What forgiveness is and what it is not…

“As we forgive our debtors”

“As we forgive our debtors” immediately follows “forgive us our debts.” The truth that receiving my forgiveness is directly connected to my forgiveness of others is not something I like. God knows me and He knows that I am not a bad person. (“There is a way that seems right to man but the end thereof is death.” Pr. 14:12; 16:25 NKJV) Most of us like to think we are good; after all, there are a lot of wonderful things we do, and lots of terrible things we do not do! We plainly see the speck in our brother’s eye while being blinded by the plank in our own eye.

As I said in last week’s blog, forgiveness is a simple concept to understand mentally but it is not always an easy thing to do. In the course of life, we usually do what works for us – what we know to do or what has been taught to us. What’s “working for us” can have long-term negative effects. I gave little thought to how unforgiveness was affecting my relationship with God and others, or how it was ultimately affecting me. Becoming aware of the change in my closeness with the Lord opened the door for Him to reveal what was in my heart. I began to see how my relationship with the Father depended on my desire to seek Him and obey Him.

Let’s get back to the story of what was, for me, God’s lesson on forgiveness. The hurt and pain I felt about the wrong done, whether perceived or real, was still sealed in my heart. It was not only still there, but the longer I kept the resentment (not forgiving the offense) the more unforgiveness it was producing. Forrest Gump’s term would be “stupid is as stupid does.” In Proverbs 23:7, we read, “For as he thinks in his heart, so is he.” (NKJV). What we dwell upon in our thoughts only reinforces either good or bad results. Therefore, unforgiveness can only produce more unforgiveness.

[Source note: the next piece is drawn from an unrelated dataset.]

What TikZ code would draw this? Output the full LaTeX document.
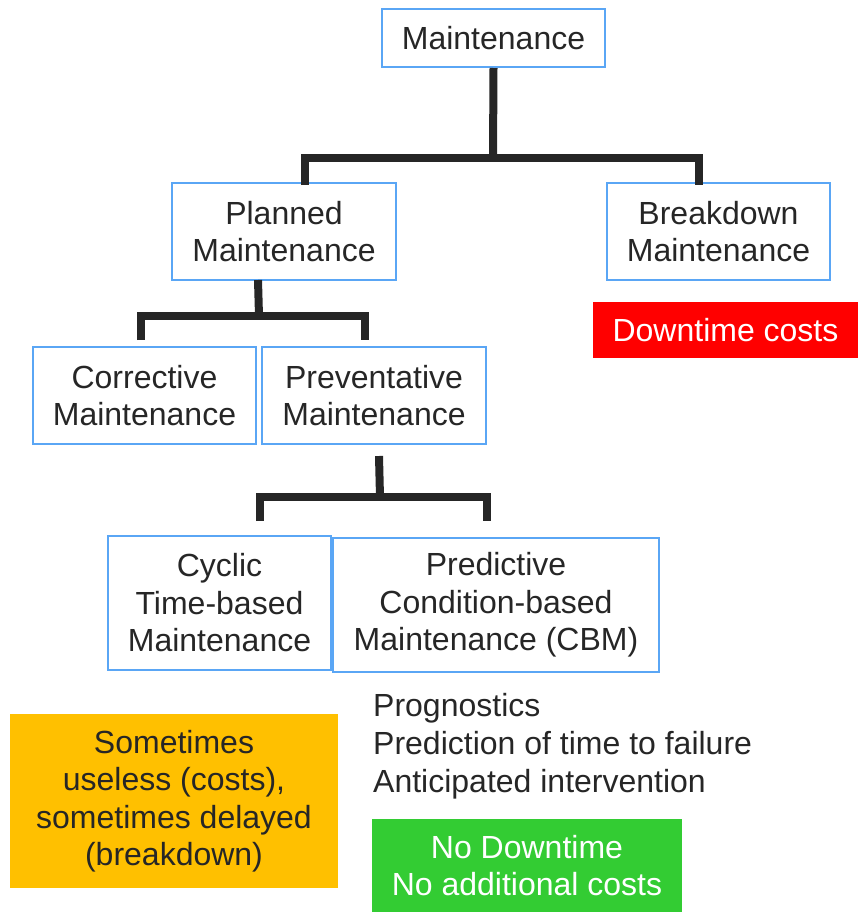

Sometimes when your hand is caught in the cookie jar, you really are not sorry you are taking the cookie; you are just sorry you got caught. This describes exactly how I felt when the Lord revealed that I was angry and had unforgiveness in my heart. In view of the scriptures being so plain, I knew that, as a Christian, I should forgive this man. My feelings hadn’t changed toward the person. I was still mad and hurt. At that point, I told God I was sorry in a real “alright, I will forgive him if that is what you want me to do, Lord,” kind of way. I felt pretty special and just knew God was proud of my spirituality at this point. What was surprising to me was that I felt such a release of pressure just because I chose to forgive.

I knew my closeness with God would be restored and I was a happy camper. This is when the lesson actually began. Forgiveness is not just saying “okay, I forgive this person.” It is forgiving, yes, but it is also releasing the offense, the hurt, and the person completely to the Lord.

The Lord wanted me to forgive the person every time his name or the hurt came to my mind. I thought, “Seriously, Father?” Before God exposed my unforgiveness, I didn’t even notice how often my thoughts went to the hurt. When my flesh finally settled down, I said “Alright, I will forgive as often as I think about him or the hurt. “ Immediately, my question to the Lord was, “How long do I have to do this?” His silence was deafening. I thought, surely not “seventy times seven?” (Mt. 18:22).

Forgiveness of others so God will forgive us is, and always will be, one of the main biblical principles for a good life. How badly did I want to live a good life? For me, the next few weeks were difficult, to say the least.